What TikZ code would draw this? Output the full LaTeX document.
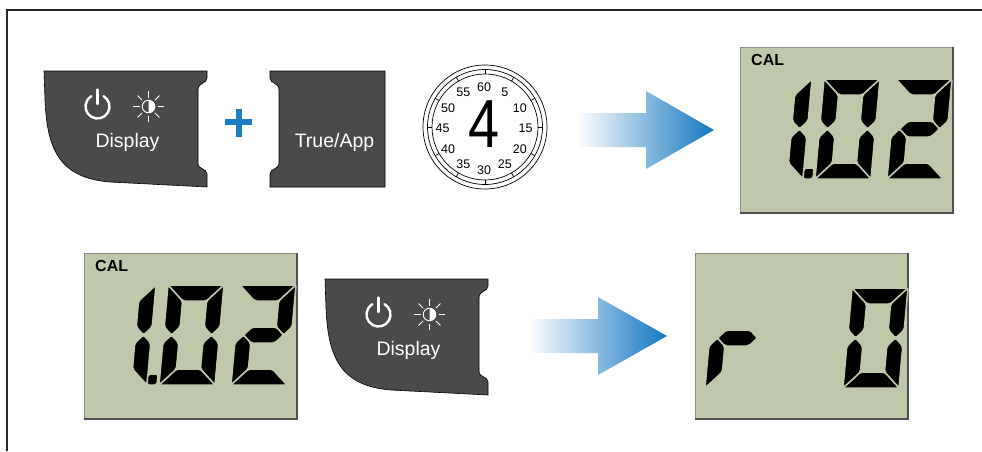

...

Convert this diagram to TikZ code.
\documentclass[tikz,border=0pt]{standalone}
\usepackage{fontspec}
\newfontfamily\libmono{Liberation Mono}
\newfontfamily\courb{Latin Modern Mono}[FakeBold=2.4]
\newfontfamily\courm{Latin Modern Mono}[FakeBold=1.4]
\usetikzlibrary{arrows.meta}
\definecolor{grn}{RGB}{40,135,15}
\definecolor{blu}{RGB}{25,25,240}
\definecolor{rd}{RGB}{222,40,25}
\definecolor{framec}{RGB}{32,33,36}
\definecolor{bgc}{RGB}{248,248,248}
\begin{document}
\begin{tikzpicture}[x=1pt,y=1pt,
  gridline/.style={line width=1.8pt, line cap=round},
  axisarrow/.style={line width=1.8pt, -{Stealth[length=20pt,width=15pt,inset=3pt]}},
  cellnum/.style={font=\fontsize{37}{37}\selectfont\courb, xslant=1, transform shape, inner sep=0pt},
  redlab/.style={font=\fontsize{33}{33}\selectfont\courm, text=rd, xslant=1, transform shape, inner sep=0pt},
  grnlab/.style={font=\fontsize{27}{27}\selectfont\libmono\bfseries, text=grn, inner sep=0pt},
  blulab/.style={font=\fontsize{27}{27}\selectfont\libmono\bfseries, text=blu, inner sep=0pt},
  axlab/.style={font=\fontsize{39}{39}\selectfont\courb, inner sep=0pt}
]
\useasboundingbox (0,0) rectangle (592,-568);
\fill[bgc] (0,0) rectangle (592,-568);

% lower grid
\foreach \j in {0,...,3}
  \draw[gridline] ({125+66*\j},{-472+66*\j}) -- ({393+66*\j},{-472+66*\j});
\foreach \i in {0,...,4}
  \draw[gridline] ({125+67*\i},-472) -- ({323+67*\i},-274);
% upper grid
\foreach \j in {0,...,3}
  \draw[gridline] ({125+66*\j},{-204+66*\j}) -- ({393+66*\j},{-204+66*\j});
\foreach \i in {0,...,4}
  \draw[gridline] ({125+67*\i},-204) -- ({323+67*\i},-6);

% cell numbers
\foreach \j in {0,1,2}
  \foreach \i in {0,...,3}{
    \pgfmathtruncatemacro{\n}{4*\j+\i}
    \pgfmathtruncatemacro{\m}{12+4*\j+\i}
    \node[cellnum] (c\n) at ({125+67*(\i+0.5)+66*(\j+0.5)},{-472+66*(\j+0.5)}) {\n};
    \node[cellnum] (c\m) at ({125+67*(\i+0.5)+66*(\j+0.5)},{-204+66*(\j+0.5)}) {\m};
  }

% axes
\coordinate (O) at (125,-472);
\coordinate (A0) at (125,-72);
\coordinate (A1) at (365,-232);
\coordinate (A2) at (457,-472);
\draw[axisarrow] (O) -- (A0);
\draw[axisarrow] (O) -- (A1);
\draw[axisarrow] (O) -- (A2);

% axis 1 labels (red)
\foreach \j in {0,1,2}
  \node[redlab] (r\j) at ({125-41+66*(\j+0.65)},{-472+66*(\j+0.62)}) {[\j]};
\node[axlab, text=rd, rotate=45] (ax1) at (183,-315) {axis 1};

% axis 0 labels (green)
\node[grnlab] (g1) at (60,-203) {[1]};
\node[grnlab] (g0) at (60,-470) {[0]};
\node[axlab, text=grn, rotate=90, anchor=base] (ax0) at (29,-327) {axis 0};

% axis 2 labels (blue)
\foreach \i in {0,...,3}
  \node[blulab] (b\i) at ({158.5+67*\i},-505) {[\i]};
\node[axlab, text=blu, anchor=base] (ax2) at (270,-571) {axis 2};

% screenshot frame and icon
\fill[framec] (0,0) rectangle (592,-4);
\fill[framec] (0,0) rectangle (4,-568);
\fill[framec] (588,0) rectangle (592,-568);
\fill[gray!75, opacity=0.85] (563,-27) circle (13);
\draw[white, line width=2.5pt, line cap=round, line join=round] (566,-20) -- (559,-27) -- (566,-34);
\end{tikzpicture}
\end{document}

* TO BE DONE
Pick out the lines that contain "draw" and copy them.

* TASK SOLUTION
What TikZ code would draw this? Output the full LaTeX document.
  \draw[gridline] ({125+66*\j},{-472+66*\j}) -- ({393+66*\j},{-472+66*\j});
  \draw[gridline] ({125+67*\i},-472) -- ({323+67*\i},-274);
  \draw[gridline] ({125+66*\j},{-204+66*\j}) -- ({393+66*\j},{-204+66*\j});
  \draw[gridline] ({125+67*\i},-204) -- ({323+67*\i},-6);
\draw[axisarrow] (O) -- (A0);
\draw[axisarrow] (O) -- (A1);
\draw[axisarrow] (O) -- (A2);
\draw[white, line width=2.5pt, line cap=round, line join=round] (566,-20) -- (559,-27) -- (566,-34);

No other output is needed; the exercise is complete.